Take the records below from their first line to the line with "const yMin = 0, yMax = 600, yStep = 100;", and restate those lines word for word.

>> begin

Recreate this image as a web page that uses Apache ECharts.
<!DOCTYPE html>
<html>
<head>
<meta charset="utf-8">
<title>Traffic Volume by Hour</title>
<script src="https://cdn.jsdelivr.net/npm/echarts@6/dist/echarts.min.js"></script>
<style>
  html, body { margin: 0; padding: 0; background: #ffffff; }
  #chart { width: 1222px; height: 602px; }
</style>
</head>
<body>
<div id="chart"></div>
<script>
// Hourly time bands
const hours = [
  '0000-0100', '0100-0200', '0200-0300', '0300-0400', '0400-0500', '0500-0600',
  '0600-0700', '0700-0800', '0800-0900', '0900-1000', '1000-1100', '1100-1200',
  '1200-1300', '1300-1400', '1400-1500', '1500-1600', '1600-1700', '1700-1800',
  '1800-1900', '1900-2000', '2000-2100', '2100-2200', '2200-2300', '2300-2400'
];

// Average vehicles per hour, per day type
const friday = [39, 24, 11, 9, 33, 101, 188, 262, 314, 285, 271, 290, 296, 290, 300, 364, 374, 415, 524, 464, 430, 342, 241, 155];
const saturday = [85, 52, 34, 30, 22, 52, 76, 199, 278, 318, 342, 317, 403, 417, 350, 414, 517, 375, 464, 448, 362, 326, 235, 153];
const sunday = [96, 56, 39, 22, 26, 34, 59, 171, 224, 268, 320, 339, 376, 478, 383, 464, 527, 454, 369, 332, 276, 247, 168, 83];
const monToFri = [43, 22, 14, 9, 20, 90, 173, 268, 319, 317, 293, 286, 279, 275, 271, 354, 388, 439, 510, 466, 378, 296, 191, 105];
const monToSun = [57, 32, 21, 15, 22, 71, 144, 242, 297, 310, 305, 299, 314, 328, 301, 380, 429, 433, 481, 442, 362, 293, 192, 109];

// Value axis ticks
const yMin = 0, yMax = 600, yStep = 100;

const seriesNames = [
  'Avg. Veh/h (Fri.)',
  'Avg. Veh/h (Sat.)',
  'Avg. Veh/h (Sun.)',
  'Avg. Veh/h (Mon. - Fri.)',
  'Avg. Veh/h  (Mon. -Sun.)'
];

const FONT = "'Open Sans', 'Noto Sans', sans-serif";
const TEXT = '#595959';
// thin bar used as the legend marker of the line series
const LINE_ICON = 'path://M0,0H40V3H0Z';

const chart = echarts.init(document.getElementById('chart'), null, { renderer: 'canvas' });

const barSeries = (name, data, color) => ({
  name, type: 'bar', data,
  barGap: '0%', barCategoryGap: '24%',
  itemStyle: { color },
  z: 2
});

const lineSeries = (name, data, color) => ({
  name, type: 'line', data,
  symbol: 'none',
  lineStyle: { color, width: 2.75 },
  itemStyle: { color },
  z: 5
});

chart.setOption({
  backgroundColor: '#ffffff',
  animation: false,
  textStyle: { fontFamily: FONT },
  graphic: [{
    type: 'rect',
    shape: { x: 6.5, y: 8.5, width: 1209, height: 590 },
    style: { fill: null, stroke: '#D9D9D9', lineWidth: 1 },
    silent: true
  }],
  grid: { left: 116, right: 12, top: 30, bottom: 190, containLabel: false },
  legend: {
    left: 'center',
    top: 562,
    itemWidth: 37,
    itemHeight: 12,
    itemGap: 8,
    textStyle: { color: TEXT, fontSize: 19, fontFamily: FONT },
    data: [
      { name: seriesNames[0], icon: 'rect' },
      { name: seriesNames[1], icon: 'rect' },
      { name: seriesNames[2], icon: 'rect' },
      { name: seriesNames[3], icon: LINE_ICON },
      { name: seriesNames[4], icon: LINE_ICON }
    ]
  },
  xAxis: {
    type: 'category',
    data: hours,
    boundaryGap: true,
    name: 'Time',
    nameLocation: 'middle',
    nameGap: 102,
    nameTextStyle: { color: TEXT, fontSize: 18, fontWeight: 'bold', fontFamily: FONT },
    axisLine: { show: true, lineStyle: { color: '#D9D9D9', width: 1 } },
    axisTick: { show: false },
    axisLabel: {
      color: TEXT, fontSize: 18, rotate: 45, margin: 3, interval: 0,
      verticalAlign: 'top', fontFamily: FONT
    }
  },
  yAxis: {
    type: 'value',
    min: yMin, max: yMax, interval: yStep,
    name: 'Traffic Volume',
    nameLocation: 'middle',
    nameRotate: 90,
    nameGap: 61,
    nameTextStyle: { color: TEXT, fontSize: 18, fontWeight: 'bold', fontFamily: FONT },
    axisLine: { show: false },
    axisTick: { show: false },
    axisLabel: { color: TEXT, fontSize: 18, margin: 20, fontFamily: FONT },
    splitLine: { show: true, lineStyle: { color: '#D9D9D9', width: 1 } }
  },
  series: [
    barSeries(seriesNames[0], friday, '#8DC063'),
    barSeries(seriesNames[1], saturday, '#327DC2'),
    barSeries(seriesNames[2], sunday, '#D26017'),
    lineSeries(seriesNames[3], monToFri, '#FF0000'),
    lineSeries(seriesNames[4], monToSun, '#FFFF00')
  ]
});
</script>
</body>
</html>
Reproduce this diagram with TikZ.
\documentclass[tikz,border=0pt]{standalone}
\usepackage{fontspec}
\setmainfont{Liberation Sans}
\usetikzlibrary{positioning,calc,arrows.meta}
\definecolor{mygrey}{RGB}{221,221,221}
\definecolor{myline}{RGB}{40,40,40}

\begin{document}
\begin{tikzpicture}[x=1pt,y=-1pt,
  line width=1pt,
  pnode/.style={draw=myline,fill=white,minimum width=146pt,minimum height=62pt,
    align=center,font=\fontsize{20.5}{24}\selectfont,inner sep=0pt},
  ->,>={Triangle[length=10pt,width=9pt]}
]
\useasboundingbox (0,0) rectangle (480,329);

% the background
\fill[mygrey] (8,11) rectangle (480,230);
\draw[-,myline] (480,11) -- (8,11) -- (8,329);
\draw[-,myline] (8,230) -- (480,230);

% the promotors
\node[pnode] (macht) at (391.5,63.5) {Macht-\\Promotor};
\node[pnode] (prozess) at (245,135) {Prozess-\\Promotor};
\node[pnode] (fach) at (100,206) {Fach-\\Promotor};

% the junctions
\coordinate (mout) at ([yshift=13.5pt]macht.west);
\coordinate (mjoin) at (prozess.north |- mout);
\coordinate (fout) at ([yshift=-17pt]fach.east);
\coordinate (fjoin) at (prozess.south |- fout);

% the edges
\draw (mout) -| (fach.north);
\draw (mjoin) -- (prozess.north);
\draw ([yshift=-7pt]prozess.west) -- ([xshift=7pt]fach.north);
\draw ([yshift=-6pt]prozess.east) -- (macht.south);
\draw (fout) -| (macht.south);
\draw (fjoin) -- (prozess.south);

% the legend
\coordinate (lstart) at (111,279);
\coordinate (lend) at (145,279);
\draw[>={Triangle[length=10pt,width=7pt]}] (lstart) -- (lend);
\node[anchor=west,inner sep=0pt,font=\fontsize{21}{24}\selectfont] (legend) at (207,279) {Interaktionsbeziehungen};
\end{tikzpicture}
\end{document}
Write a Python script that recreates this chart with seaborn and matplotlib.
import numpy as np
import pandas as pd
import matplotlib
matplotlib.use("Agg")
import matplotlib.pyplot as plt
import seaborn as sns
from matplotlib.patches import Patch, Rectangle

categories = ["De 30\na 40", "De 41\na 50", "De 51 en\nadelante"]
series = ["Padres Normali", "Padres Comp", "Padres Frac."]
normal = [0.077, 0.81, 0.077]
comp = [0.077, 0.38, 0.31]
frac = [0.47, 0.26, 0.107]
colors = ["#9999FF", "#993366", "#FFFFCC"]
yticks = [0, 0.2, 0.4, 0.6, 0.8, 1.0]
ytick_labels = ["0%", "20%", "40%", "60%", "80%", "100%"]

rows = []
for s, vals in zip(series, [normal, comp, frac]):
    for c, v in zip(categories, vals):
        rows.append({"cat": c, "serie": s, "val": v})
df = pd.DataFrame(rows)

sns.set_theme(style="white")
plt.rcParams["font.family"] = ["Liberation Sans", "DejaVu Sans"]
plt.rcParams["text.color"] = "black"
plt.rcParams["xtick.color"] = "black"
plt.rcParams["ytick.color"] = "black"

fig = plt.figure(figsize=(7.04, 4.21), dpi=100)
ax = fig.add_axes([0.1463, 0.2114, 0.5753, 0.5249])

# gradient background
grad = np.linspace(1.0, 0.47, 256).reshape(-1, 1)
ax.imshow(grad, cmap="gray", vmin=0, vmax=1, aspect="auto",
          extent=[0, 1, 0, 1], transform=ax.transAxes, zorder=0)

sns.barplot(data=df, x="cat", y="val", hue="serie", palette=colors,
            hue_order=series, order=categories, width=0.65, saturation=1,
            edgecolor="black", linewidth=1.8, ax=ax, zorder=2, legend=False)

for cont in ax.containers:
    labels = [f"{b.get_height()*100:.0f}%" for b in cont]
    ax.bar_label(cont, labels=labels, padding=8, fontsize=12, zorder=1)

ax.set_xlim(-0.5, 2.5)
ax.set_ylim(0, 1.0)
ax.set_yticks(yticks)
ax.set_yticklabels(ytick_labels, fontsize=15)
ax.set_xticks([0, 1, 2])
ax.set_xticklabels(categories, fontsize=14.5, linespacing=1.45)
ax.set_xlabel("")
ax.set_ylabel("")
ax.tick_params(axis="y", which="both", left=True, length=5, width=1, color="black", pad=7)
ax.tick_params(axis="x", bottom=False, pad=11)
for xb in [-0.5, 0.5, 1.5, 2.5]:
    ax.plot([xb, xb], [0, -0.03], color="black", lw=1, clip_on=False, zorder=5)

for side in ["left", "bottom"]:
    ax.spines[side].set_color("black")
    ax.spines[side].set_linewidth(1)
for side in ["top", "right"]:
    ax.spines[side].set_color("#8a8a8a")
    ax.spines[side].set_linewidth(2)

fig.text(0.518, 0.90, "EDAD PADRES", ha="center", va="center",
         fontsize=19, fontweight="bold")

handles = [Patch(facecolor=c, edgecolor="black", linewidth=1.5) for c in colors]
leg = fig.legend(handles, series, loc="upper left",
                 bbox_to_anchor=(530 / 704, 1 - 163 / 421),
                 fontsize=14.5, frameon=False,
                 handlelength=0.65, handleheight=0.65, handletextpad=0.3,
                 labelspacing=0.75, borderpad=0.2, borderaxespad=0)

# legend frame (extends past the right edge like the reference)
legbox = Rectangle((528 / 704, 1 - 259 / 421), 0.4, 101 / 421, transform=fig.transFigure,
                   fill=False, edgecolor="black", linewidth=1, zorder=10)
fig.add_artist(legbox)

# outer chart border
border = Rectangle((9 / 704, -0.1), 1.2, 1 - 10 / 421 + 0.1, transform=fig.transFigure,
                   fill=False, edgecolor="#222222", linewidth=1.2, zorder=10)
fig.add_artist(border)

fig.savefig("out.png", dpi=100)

>> end

[WRITTEN SOLUTION]
Recreate this image as a web page that uses Apache ECharts.
<!DOCTYPE html>
<html>
<head>
<meta charset="utf-8">
<title>Traffic Volume by Hour</title>
<script src="https://cdn.jsdelivr.net/npm/echarts@6/dist/echarts.min.js"></script>
<style>
  html, body { margin: 0; padding: 0; background: #ffffff; }
  #chart { width: 1222px; height: 602px; }
</style>
</head>
<body>
<div id="chart"></div>
<script>
// Hourly time bands
const hours = [
  '0000-0100', '0100-0200', '0200-0300', '0300-0400', '0400-0500', '0500-0600',
  '0600-0700', '0700-0800', '0800-0900', '0900-1000', '1000-1100', '1100-1200',
  '1200-1300', '1300-1400', '1400-1500', '1500-1600', '1600-1700', '1700-1800',
  '1800-1900', '1900-2000', '2000-2100', '2100-2200', '2200-2300', '2300-2400'
];

// Average vehicles per hour, per day type
const friday = [39, 24, 11, 9, 33, 101, 188, 262, 314, 285, 271, 290, 296, 290, 300, 364, 374, 415, 524, 464, 430, 342, 241, 155];
const saturday = [85, 52, 34, 30, 22, 52, 76, 199, 278, 318, 342, 317, 403, 417, 350, 414, 517, 375, 464, 448, 362, 326, 235, 153];
const sunday = [96, 56, 39, 22, 26, 34, 59, 171, 224, 268, 320, 339, 376, 478, 383, 464, 527, 454, 369, 332, 276, 247, 168, 83];
const monToFri = [43, 22, 14, 9, 20, 90, 173, 268, 319, 317, 293, 286, 279, 275, 271, 354, 388, 439, 510, 466, 378, 296, 191, 105];
const monToSun = [57, 32, 21, 15, 22, 71, 144, 242, 297, 310, 305, 299, 314, 328, 301, 380, 429, 433, 481, 442, 362, 293, 192, 109];

// Value axis ticks
const yMin = 0, yMax = 600, yStep = 100;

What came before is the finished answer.